Identify each line containing the word "this" and copy it.

Data for processing
━━━

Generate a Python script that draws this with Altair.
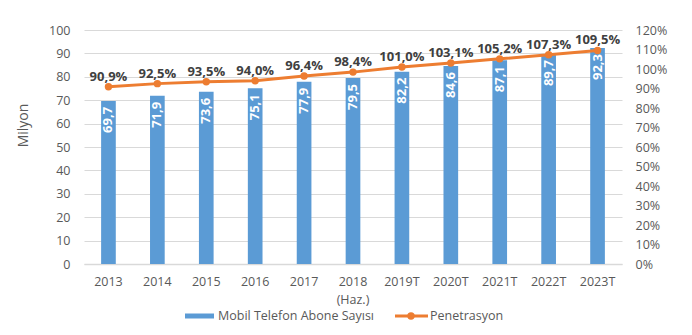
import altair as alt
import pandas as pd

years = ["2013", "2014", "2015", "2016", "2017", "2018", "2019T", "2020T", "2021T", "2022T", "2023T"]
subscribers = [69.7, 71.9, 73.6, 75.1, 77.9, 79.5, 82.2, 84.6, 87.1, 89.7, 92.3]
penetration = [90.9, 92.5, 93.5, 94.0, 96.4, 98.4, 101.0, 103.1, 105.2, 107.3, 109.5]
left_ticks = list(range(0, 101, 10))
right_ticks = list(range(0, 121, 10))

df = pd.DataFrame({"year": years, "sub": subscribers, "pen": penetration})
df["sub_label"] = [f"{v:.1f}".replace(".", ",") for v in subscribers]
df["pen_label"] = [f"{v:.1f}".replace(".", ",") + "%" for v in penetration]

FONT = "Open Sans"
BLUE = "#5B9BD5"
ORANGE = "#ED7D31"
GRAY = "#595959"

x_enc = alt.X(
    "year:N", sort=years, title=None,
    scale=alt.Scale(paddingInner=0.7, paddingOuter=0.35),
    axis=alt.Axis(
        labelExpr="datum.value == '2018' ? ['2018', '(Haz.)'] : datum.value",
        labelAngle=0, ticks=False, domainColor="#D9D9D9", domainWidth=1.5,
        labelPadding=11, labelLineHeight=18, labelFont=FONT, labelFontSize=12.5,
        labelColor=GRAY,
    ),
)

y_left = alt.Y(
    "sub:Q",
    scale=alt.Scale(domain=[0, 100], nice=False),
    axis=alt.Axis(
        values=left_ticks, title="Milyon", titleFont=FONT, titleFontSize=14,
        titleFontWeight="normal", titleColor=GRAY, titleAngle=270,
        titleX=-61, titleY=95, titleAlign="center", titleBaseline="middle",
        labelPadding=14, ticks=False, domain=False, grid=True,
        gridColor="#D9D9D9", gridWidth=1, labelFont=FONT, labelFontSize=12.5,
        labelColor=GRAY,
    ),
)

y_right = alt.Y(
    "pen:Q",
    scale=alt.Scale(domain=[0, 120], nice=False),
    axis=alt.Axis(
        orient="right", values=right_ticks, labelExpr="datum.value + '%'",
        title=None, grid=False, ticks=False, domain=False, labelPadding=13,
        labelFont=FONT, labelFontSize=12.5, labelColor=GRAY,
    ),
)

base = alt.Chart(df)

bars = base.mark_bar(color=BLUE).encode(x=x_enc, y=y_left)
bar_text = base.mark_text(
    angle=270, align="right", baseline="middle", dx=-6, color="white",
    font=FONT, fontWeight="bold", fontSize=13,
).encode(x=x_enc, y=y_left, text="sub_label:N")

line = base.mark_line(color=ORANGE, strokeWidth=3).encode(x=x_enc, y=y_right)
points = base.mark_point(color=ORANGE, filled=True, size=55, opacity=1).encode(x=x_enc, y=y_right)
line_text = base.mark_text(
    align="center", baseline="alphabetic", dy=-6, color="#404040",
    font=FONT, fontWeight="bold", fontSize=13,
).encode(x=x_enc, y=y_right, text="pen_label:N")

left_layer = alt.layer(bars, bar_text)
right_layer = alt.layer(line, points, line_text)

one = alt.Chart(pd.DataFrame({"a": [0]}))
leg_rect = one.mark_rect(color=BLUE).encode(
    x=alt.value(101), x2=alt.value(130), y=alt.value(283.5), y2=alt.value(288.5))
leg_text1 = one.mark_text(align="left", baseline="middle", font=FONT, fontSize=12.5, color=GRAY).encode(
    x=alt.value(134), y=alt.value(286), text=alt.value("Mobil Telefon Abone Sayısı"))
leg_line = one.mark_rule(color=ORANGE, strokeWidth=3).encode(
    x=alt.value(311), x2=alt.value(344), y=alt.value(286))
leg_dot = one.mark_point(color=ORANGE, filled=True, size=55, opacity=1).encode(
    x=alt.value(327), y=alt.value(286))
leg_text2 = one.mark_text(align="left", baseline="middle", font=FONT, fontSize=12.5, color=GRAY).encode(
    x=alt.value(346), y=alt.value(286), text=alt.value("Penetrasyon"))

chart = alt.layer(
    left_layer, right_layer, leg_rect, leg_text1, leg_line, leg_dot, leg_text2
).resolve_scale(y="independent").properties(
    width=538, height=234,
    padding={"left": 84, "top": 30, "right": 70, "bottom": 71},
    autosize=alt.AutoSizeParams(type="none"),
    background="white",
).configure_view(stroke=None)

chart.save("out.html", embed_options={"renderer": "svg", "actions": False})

━━━

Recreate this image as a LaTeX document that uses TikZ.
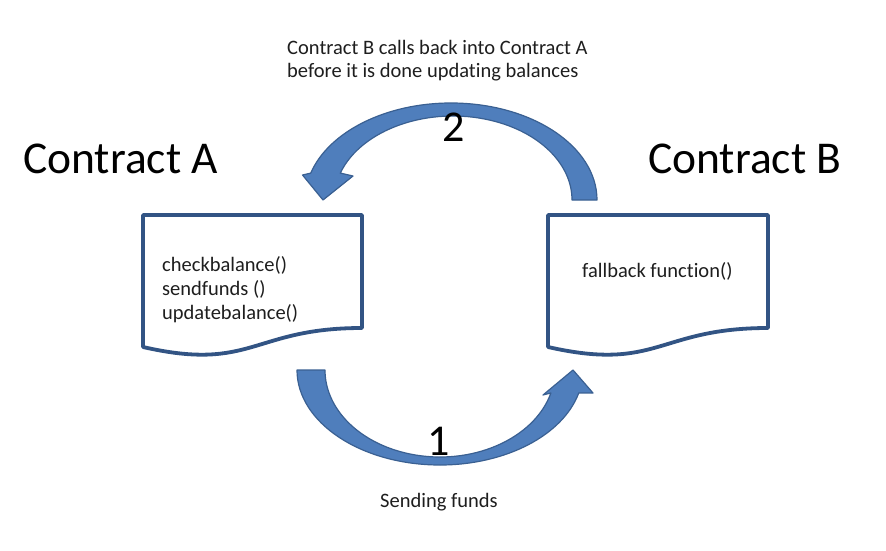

━━━

The answer
Generate a Python script that draws this with Altair.
Recreate this image as a LaTeX document that uses TikZ.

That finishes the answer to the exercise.